Dataset section:
* * *

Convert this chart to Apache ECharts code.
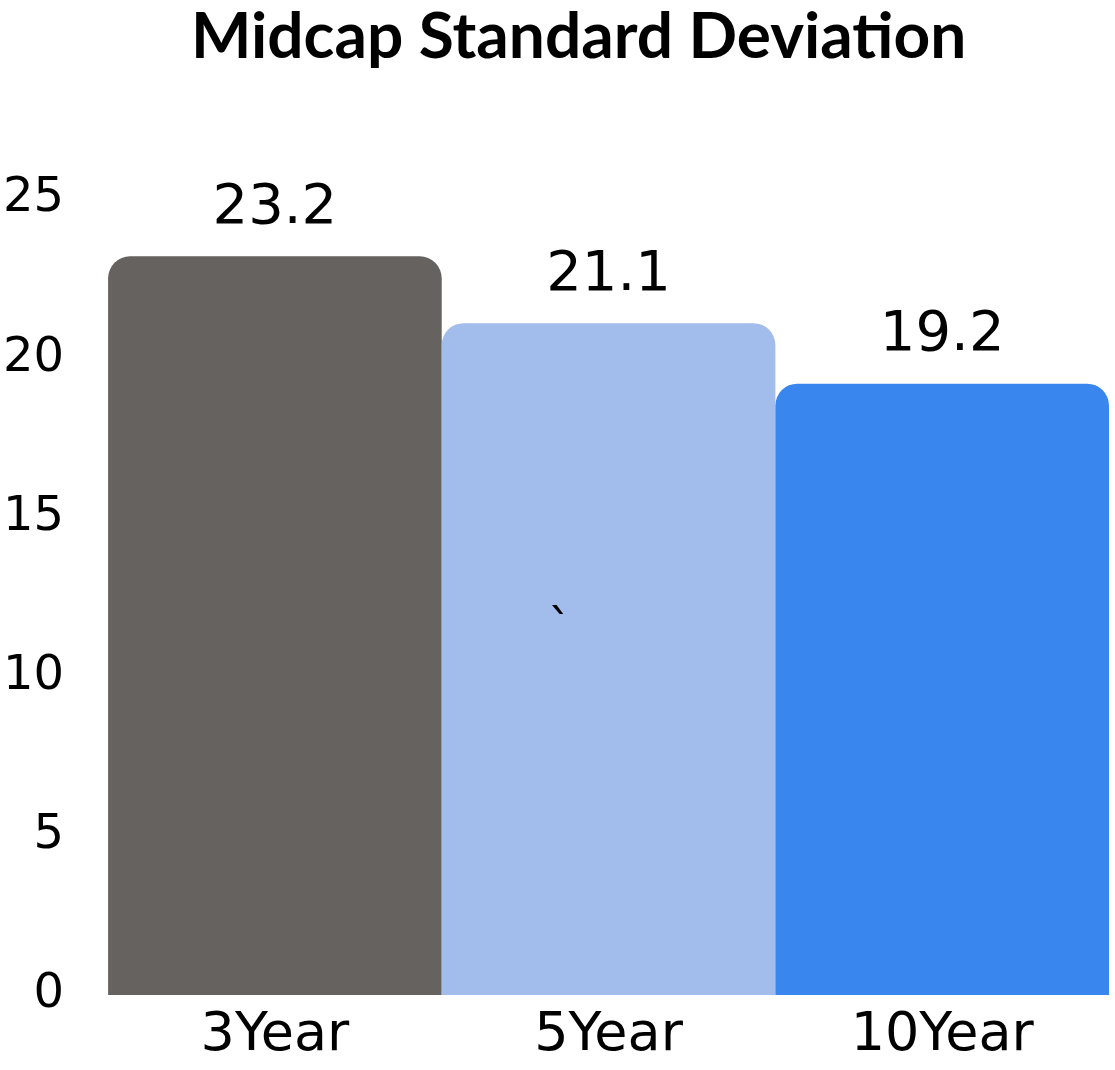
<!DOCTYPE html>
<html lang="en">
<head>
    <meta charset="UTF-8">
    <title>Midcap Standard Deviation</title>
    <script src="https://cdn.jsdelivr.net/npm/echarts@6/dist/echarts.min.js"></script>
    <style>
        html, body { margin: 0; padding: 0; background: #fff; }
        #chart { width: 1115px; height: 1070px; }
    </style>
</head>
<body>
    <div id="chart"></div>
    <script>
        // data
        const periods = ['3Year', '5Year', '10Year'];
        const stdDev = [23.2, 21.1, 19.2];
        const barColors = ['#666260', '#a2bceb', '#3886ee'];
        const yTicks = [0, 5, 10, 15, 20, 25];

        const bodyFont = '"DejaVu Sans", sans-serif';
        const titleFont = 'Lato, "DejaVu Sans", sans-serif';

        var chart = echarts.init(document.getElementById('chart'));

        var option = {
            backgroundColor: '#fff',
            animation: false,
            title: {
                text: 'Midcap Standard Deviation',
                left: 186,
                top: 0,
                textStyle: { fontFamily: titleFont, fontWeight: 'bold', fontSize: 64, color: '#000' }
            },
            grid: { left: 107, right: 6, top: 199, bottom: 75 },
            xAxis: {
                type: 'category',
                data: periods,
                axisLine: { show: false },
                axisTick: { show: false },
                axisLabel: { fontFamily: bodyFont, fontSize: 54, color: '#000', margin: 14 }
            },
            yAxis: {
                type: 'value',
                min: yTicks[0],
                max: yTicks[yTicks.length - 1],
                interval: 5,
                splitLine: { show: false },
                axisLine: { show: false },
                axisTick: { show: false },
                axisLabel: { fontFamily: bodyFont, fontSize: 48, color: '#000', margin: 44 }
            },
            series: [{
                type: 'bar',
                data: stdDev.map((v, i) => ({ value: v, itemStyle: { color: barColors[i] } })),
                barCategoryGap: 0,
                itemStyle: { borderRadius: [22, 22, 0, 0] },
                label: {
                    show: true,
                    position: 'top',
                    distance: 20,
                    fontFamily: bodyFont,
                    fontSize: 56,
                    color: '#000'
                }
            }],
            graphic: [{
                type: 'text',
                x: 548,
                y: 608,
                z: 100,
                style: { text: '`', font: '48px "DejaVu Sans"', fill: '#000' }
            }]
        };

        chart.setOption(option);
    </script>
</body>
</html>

* * *

Quote the data above in full, leaving out the pictures it holds.

Convert this chart to Apache ECharts code.
<!DOCTYPE html>
<html lang="en">
<head>
    <meta charset="UTF-8">
    <title>Midcap Standard Deviation</title>
    <script src="https://cdn.jsdelivr.net/npm/echarts@6/dist/echarts.min.js"></script>
    <style>
        html, body { margin: 0; padding: 0; background: #fff; }
        #chart { width: 1115px; height: 1070px; }
    </style>
</head>
<body>
    <div id="chart"></div>
    <script>
        // data
        const periods = ['3Year', '5Year', '10Year'];
        const stdDev = [23.2, 21.1, 19.2];
        const barColors = ['#666260', '#a2bceb', '#3886ee'];
        const yTicks = [0, 5, 10, 15, 20, 25];

        const bodyFont = '"DejaVu Sans", sans-serif';
        const titleFont = 'Lato, "DejaVu Sans", sans-serif';

        var chart = echarts.init(document.getElementById('chart'));

        var option = {
            backgroundColor: '#fff',
            animation: false,
            title: {
                text: 'Midcap Standard Deviation',
                left: 186,
                top: 0,
                textStyle: { fontFamily: titleFont, fontWeight: 'bold', fontSize: 64, color: '#000' }
            },
            grid: { left: 107, right: 6, top: 199, bottom: 75 },
            xAxis: {
                type: 'category',
                data: periods,
                axisLine: { show: false },
                axisTick: { show: false },
                axisLabel: { fontFamily: bodyFont, fontSize: 54, color: '#000', margin: 14 }
            },
            yAxis: {
                type: 'value',
                min: yTicks[0],
                max: yTicks[yTicks.length - 1],
                interval: 5,
                splitLine: { show: false },
                axisLine: { show: false },
                axisTick: { show: false },
                axisLabel: { fontFamily: bodyFont, fontSize: 48, color: '#000', margin: 44 }
            },
            series: [{
                type: 'bar',
                data: stdDev.map((v, i) => ({ value: v, itemStyle: { color: barColors[i] } })),
                barCategoryGap: 0,
                itemStyle: { borderRadius: [22, 22, 0, 0] },
                label: {
                    show: true,
                    position: 'top',
                    distance: 20,
                    fontFamily: bodyFont,
                    fontSize: 56,
                    color: '#000'
                }
            }],
            graphic: [{
                type: 'text',
                x: 548,
                y: 608,
                z: 100,
                style: { text: '`', font: '48px "DejaVu Sans"', fill: '#000' }
            }]
        };

        chart.setOption(option);
    </script>
</body>
</html>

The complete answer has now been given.